### GOAL
Say how many lines of these entries include the word "Rebuild", and answer with the number alone.

### DATA PROVIDED
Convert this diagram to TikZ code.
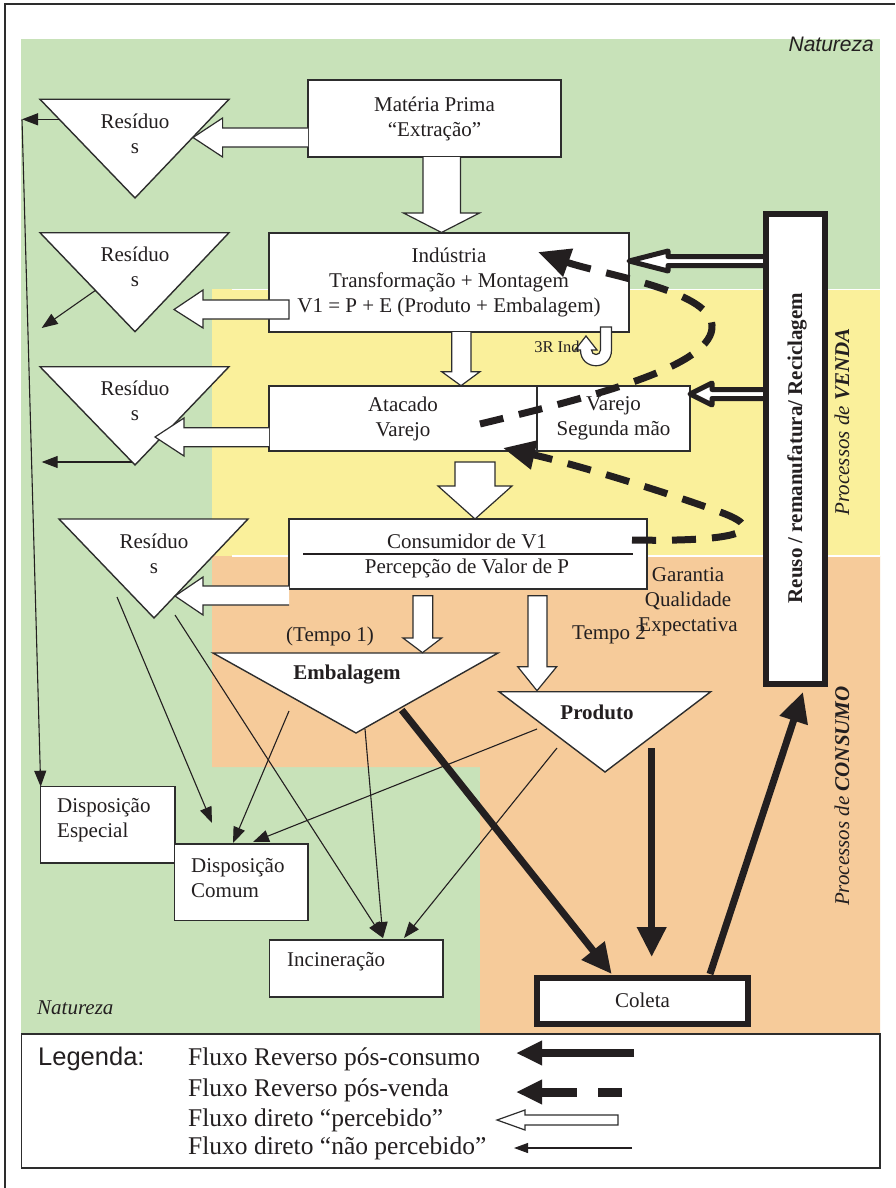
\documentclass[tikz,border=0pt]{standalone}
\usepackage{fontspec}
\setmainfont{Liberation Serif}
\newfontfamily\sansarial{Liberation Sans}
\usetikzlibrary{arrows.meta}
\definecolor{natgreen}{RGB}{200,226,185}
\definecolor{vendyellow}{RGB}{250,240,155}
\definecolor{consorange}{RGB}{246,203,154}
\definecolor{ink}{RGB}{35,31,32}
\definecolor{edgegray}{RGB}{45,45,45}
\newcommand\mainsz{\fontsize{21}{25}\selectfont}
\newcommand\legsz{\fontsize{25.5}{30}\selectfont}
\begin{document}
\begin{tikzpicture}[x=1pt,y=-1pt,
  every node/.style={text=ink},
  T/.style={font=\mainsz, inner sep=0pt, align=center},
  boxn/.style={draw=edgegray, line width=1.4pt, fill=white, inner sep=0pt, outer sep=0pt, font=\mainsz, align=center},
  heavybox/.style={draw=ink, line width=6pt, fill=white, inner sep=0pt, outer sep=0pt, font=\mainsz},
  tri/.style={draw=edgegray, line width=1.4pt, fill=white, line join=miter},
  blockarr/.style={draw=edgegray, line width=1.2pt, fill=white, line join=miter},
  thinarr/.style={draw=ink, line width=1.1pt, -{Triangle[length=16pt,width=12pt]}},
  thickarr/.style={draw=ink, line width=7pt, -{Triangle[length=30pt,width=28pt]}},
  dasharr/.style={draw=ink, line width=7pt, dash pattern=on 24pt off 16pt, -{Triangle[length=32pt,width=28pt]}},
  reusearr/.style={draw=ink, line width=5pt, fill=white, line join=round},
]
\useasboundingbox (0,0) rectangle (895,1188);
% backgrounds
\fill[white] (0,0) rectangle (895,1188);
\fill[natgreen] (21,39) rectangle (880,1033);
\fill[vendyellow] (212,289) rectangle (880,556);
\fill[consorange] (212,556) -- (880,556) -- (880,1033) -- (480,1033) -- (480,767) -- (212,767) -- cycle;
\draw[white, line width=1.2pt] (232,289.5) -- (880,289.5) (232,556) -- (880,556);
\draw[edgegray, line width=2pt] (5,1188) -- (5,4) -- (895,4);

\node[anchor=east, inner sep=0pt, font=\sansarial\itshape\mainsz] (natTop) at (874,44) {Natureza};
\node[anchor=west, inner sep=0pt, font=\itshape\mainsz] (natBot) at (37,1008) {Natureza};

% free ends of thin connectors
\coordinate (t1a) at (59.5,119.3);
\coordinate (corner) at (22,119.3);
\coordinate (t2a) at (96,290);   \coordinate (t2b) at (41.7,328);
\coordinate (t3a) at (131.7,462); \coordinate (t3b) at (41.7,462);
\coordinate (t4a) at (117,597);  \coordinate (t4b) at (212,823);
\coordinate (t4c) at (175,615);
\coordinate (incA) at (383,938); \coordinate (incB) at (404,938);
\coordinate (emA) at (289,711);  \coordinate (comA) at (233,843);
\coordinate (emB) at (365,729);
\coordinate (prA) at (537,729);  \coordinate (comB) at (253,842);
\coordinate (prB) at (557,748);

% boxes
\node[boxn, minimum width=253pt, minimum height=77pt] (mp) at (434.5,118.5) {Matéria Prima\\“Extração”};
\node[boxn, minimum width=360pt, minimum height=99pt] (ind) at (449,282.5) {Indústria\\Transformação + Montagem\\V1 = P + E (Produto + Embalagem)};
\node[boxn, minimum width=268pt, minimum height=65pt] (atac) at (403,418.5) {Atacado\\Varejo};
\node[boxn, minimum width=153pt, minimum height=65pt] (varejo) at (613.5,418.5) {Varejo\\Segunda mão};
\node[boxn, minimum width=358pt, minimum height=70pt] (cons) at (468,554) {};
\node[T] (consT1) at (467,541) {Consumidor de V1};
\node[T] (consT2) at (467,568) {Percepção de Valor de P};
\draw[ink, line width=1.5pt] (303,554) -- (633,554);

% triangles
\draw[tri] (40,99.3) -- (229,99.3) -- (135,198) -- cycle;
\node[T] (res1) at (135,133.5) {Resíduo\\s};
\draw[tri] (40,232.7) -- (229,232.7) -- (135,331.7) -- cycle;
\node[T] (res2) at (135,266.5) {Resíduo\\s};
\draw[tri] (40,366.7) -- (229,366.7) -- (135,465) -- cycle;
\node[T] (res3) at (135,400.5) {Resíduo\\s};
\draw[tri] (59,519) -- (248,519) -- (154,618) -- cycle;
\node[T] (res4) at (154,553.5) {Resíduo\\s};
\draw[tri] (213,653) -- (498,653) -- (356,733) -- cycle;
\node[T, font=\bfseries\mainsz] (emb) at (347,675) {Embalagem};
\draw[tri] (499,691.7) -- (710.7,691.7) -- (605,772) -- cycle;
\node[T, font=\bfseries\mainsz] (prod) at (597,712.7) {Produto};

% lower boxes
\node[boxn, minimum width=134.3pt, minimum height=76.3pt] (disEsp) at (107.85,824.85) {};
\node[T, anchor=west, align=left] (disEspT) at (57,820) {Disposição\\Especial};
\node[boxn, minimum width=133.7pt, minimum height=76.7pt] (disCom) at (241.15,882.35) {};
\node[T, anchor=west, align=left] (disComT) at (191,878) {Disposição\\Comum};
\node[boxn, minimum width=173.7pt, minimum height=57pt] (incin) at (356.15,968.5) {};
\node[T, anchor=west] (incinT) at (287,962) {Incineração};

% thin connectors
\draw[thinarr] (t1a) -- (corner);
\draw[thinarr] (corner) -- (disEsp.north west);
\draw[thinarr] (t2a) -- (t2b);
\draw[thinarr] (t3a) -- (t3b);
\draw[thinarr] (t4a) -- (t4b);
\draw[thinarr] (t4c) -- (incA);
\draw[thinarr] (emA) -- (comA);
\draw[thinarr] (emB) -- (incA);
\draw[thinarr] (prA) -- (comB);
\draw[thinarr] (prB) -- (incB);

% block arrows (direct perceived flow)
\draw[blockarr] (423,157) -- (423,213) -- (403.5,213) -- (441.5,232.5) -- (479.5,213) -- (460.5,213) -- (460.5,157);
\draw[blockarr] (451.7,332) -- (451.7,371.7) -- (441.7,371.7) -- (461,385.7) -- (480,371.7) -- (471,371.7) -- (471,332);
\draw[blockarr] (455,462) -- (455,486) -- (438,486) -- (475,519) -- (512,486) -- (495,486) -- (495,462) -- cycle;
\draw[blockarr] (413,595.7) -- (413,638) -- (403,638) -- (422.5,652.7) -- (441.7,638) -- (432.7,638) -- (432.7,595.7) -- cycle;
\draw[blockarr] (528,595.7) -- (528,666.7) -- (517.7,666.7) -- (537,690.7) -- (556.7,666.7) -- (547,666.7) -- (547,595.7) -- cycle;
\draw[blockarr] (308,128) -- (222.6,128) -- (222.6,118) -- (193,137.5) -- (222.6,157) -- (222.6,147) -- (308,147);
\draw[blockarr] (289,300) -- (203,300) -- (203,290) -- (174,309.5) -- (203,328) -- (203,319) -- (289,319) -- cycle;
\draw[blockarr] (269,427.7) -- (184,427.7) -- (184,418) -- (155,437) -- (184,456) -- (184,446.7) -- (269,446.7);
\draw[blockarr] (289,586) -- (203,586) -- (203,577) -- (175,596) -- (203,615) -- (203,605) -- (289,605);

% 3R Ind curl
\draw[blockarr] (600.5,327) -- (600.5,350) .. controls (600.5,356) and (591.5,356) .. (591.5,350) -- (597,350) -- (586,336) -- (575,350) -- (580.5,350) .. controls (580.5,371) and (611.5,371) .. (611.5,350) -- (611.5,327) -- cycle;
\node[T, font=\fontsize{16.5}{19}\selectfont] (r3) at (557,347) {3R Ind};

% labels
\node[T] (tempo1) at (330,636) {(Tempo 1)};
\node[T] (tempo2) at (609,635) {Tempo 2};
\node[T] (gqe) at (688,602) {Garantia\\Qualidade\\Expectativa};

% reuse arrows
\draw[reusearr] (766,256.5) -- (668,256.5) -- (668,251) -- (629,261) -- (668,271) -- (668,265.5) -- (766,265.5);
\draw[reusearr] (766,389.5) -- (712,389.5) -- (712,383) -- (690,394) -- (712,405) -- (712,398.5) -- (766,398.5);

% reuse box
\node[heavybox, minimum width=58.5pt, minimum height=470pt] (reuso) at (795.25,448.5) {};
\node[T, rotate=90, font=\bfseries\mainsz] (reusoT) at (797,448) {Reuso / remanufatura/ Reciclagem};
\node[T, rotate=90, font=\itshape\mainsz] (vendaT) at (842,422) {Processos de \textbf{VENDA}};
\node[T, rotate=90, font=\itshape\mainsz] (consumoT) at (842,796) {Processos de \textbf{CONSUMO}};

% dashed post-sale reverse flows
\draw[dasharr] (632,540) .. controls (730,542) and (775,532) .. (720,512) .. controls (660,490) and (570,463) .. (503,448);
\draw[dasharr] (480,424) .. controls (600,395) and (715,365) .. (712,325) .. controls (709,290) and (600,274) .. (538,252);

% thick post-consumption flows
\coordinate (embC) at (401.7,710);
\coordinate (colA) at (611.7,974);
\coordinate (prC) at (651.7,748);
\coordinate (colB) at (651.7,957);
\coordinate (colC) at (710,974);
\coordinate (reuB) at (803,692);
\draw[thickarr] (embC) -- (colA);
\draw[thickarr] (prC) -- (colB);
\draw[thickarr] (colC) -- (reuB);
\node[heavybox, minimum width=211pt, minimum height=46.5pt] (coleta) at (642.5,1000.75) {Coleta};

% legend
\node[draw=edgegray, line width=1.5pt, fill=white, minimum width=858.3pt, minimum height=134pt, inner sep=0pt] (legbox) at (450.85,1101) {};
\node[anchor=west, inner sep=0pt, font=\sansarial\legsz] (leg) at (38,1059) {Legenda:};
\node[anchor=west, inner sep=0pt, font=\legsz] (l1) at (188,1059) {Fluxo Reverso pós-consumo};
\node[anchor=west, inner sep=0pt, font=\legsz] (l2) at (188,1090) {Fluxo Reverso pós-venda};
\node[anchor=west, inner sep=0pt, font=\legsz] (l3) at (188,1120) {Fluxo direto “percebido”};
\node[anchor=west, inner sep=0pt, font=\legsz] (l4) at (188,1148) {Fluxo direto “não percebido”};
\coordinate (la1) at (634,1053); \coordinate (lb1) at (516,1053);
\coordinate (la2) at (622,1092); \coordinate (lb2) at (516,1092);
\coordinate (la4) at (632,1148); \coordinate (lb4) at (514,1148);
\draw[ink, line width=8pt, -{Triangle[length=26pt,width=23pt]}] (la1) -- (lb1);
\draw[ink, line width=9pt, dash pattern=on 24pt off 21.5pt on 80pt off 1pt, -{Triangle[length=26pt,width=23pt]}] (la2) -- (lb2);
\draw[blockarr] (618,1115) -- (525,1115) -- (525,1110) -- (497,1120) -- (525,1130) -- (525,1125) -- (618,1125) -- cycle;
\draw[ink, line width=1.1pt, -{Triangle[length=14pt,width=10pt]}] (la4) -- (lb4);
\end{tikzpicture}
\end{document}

...

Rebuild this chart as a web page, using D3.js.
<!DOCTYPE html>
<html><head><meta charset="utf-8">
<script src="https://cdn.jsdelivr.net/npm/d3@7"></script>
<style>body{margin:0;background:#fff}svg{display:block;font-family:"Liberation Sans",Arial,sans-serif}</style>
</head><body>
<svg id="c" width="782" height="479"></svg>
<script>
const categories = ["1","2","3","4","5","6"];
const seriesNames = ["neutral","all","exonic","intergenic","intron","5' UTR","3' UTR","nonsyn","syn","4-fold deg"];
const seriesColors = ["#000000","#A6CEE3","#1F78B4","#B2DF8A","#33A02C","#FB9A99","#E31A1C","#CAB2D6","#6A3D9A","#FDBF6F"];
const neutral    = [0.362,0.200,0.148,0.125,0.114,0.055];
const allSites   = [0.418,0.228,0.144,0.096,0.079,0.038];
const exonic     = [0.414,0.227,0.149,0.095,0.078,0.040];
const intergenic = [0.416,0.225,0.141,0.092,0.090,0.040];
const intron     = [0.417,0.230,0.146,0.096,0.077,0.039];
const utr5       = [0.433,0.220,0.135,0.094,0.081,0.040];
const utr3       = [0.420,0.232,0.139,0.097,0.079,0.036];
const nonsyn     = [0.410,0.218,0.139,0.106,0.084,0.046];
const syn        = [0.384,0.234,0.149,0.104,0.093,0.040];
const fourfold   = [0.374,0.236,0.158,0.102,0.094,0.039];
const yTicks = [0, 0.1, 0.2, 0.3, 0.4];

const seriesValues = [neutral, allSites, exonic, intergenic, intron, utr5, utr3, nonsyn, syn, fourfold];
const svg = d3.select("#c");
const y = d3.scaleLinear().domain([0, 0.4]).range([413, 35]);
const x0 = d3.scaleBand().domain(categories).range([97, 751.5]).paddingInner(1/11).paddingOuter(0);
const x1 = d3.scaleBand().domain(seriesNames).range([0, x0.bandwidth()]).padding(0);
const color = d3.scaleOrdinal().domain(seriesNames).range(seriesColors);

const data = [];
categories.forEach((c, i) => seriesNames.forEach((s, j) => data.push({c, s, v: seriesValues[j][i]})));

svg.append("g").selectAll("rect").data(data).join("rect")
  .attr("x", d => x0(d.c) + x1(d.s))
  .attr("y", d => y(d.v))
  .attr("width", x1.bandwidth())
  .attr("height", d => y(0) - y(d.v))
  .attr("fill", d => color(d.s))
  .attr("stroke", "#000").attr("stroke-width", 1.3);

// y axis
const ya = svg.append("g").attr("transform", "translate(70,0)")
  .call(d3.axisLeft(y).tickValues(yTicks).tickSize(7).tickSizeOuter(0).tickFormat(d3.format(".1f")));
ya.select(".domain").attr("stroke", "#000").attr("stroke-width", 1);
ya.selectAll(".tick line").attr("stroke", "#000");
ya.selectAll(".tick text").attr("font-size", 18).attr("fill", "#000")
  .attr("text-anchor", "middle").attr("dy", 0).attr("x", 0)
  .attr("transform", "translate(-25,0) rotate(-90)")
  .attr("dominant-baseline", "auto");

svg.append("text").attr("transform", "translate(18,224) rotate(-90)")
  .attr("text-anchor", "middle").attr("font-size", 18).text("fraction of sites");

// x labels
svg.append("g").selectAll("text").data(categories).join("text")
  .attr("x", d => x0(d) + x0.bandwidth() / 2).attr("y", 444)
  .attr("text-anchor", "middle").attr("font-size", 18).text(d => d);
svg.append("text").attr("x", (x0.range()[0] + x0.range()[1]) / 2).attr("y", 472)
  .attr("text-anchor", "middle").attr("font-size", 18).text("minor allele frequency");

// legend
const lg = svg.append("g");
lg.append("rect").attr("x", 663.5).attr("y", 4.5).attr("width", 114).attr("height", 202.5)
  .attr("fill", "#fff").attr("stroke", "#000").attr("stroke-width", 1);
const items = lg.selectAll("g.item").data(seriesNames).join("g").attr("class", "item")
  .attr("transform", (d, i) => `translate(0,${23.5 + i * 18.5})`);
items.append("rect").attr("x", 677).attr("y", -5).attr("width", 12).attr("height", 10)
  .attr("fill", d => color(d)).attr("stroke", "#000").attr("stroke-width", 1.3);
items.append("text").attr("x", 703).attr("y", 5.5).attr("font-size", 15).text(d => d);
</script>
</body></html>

==

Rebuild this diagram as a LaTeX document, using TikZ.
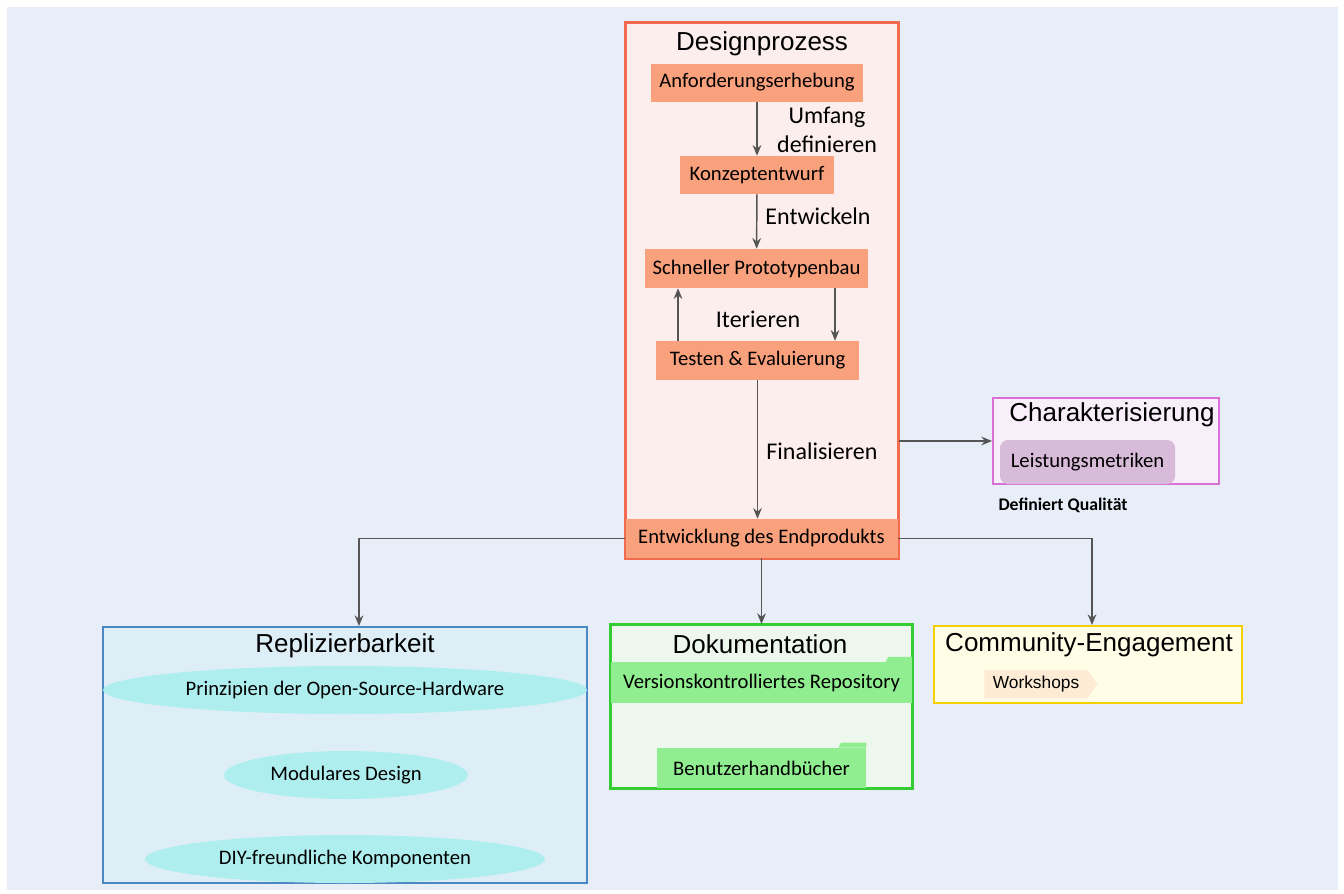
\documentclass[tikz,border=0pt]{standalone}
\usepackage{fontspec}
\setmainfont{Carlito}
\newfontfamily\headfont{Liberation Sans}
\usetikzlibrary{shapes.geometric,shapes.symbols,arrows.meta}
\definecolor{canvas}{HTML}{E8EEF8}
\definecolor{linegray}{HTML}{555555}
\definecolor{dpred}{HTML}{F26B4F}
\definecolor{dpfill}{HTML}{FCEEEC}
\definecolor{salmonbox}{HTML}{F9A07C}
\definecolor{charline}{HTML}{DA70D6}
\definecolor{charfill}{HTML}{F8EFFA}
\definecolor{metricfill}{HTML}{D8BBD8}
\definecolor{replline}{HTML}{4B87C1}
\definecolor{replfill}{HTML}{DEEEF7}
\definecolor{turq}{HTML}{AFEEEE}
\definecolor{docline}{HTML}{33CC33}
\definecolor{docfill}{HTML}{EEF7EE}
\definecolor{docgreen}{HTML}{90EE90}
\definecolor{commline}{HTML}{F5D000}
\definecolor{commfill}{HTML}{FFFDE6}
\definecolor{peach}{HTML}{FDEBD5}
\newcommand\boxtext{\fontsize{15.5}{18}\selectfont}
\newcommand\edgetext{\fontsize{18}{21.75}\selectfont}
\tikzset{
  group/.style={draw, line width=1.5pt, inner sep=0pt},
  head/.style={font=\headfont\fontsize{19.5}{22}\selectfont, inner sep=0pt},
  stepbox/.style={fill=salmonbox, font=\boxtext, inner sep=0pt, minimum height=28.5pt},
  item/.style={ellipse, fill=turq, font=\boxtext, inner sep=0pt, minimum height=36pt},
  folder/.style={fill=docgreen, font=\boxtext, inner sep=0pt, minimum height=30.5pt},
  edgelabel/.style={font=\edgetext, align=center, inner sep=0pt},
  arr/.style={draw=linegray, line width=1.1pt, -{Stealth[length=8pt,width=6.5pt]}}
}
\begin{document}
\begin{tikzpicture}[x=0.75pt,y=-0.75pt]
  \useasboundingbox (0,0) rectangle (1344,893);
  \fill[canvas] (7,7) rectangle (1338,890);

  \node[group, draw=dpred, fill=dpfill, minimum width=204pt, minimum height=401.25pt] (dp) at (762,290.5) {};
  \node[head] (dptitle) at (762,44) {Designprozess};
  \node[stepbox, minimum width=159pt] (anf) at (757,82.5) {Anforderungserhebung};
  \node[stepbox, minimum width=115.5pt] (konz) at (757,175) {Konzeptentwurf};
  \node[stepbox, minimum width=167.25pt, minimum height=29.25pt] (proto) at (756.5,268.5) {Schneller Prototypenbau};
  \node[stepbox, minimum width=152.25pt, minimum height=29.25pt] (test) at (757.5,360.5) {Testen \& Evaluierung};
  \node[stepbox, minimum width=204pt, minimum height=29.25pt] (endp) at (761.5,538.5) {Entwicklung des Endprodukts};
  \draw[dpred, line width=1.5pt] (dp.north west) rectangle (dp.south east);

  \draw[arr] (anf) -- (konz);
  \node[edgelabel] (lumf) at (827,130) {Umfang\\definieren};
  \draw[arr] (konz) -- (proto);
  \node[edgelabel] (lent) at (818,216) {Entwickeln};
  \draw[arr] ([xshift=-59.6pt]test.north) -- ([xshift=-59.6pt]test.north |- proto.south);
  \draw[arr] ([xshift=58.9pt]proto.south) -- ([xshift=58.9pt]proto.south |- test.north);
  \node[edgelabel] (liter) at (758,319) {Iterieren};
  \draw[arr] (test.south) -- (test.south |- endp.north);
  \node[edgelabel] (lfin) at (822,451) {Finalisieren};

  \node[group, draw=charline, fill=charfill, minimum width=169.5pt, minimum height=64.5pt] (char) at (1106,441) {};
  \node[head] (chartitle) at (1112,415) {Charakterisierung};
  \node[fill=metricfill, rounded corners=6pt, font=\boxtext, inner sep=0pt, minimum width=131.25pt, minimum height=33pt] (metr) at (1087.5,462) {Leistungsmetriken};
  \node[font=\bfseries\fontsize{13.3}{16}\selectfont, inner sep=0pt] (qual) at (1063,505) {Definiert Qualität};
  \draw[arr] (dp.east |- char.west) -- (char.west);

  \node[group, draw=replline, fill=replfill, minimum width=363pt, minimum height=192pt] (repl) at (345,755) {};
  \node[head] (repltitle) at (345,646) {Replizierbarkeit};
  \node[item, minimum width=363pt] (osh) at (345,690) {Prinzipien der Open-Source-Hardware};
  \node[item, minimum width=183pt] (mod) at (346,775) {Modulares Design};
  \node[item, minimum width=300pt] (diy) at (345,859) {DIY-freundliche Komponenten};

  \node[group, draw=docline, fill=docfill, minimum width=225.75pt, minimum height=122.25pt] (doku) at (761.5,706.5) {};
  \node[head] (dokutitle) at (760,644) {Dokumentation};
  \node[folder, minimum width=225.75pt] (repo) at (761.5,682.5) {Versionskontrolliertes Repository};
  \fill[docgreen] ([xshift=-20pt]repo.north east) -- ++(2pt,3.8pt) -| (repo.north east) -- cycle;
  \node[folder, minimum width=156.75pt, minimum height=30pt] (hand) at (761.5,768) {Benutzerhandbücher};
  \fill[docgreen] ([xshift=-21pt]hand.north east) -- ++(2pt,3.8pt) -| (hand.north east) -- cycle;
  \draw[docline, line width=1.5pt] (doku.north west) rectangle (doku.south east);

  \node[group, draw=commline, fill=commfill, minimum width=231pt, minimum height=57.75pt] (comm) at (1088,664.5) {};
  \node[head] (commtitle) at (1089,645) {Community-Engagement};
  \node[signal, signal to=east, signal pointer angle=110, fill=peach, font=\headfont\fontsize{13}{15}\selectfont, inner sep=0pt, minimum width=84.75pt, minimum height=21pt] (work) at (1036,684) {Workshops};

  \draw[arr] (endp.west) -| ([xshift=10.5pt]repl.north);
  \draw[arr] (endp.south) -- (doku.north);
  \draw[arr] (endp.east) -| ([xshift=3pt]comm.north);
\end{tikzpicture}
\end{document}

### SOLUTION TO THE PROBLEM
2